What to work on:
Print the material below exactly as it stands, please, from its first line to the line holding "const yTicks = [0,2,4,6,8,10,12,14,16,18,20];", with no pictures.

Supplied information:
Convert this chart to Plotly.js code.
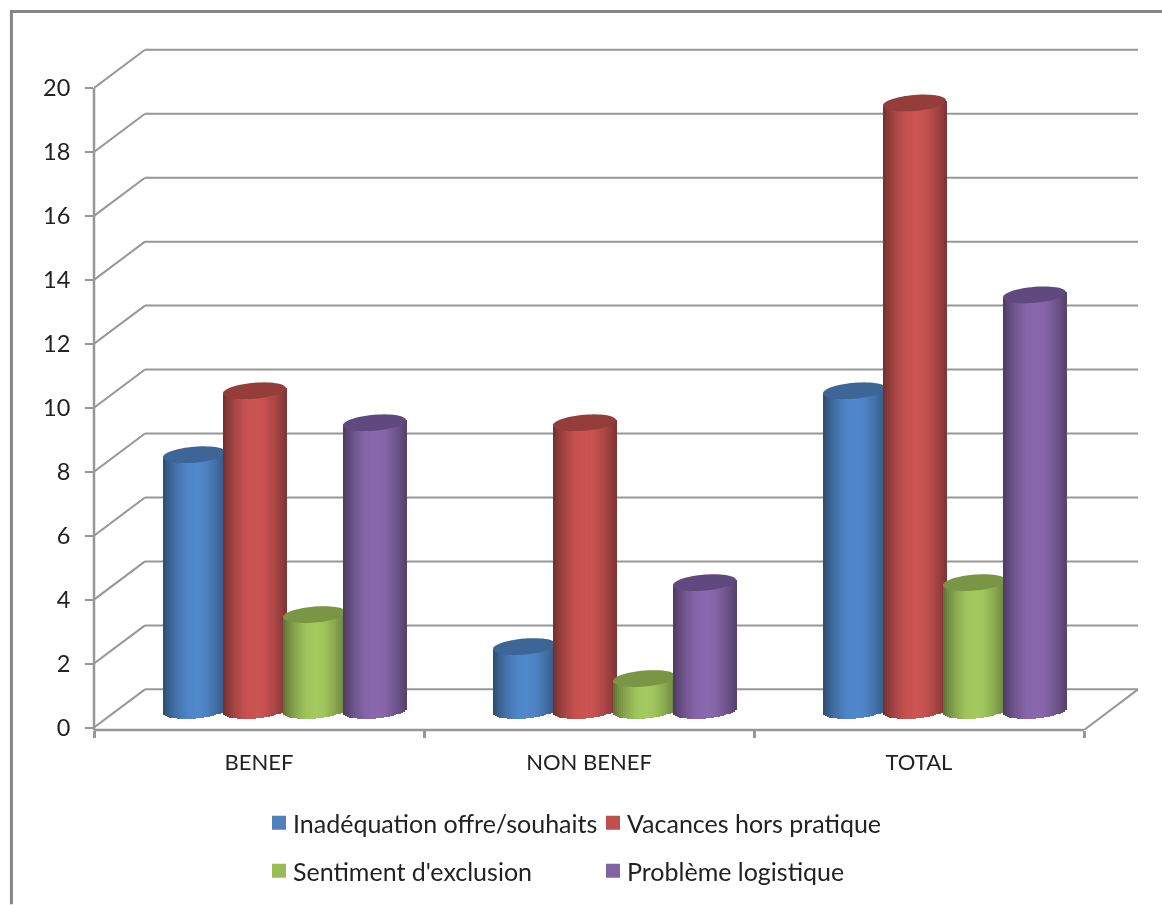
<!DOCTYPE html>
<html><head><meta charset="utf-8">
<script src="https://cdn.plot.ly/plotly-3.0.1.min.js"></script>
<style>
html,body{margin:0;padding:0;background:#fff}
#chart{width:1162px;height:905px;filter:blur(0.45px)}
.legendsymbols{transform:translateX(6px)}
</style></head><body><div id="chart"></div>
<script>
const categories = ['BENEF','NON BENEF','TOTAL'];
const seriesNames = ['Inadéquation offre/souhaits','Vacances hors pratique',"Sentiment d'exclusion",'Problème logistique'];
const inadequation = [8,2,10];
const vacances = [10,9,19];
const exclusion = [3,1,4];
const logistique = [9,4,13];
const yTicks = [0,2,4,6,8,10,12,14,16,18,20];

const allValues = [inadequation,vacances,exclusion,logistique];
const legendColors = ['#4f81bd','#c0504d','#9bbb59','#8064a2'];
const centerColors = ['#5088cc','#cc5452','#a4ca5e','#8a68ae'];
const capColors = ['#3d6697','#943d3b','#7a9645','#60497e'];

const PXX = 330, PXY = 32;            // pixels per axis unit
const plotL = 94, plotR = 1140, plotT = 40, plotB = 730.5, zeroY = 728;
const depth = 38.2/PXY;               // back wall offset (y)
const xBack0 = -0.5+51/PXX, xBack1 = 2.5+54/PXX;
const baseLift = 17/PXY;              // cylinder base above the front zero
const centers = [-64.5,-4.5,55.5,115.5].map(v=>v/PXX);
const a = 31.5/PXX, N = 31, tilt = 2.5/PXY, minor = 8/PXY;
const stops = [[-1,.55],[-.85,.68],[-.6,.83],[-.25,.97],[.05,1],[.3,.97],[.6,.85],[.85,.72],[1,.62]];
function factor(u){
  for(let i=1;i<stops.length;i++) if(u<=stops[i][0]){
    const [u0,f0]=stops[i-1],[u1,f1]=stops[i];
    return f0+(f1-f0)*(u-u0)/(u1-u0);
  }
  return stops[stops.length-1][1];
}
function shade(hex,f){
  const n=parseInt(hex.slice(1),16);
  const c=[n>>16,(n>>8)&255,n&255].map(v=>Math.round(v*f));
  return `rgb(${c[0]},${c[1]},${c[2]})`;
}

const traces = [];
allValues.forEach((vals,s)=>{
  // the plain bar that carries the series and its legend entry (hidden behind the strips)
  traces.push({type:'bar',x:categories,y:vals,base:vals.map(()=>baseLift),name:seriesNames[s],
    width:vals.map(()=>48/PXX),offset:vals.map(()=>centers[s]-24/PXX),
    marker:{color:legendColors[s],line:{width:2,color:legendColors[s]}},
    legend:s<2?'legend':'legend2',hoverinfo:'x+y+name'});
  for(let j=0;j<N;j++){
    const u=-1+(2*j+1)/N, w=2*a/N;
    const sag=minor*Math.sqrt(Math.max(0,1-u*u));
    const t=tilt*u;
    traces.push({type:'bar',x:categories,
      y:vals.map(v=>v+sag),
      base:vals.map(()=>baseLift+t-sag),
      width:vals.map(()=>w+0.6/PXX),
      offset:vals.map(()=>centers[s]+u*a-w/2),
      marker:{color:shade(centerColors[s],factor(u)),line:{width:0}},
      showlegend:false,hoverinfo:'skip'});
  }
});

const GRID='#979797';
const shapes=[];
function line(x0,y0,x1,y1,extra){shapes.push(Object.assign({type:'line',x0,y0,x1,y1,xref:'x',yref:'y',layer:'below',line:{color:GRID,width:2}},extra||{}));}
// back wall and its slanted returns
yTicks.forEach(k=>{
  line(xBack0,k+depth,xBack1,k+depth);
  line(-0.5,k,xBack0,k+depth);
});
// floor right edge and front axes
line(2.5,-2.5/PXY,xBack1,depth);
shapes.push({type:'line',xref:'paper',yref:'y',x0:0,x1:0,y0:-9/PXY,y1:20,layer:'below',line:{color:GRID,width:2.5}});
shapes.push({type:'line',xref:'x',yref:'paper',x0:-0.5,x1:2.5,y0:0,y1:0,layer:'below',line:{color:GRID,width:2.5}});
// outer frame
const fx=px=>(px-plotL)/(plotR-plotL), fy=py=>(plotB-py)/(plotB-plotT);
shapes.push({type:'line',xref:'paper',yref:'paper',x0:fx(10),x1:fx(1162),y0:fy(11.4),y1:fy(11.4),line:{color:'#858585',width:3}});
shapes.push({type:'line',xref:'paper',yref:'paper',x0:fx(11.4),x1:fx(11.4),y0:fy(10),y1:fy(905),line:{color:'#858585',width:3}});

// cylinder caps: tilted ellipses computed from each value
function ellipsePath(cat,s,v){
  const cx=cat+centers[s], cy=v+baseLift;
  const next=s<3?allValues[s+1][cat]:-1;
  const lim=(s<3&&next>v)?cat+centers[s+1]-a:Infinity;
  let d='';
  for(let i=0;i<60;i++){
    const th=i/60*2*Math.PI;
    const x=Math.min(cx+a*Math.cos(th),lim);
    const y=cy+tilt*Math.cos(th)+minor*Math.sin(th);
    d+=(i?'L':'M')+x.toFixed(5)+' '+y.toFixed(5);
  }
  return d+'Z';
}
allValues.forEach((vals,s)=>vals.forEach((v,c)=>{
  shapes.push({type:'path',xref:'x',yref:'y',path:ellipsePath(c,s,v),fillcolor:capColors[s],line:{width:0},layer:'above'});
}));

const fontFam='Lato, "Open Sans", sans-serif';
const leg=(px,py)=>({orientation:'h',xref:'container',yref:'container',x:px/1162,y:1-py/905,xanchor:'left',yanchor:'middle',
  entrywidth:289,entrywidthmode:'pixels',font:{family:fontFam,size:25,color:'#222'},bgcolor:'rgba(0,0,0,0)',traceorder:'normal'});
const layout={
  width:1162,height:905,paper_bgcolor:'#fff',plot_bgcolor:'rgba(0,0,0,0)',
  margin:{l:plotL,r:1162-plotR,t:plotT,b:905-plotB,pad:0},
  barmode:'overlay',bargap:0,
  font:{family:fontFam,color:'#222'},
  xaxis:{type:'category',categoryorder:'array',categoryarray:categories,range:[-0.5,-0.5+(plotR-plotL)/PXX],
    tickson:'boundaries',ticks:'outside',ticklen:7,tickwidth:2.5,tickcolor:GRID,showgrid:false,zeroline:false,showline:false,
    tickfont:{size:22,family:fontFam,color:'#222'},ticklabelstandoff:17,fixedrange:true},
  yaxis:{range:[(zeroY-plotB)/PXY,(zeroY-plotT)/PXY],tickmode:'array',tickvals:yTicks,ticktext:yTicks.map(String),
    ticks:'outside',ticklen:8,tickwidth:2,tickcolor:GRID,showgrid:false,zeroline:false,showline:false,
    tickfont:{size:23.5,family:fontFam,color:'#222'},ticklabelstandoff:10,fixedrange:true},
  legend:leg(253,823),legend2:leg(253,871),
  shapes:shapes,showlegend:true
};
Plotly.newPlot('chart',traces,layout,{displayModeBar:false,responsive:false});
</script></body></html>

Correct output:
Convert this chart to Plotly.js code.
<!DOCTYPE html>
<html><head><meta charset="utf-8">
<script src="https://cdn.plot.ly/plotly-3.0.1.min.js"></script>
<style>
html,body{margin:0;padding:0;background:#fff}
#chart{width:1162px;height:905px;filter:blur(0.45px)}
.legendsymbols{transform:translateX(6px)}
</style></head><body><div id="chart"></div>
<script>
const categories = ['BENEF','NON BENEF','TOTAL'];
const seriesNames = ['Inadéquation offre/souhaits','Vacances hors pratique',"Sentiment d'exclusion",'Problème logistique'];
const inadequation = [8,2,10];
const vacances = [10,9,19];
const exclusion = [3,1,4];
const logistique = [9,4,13];
const yTicks = [0,2,4,6,8,10,12,14,16,18,20];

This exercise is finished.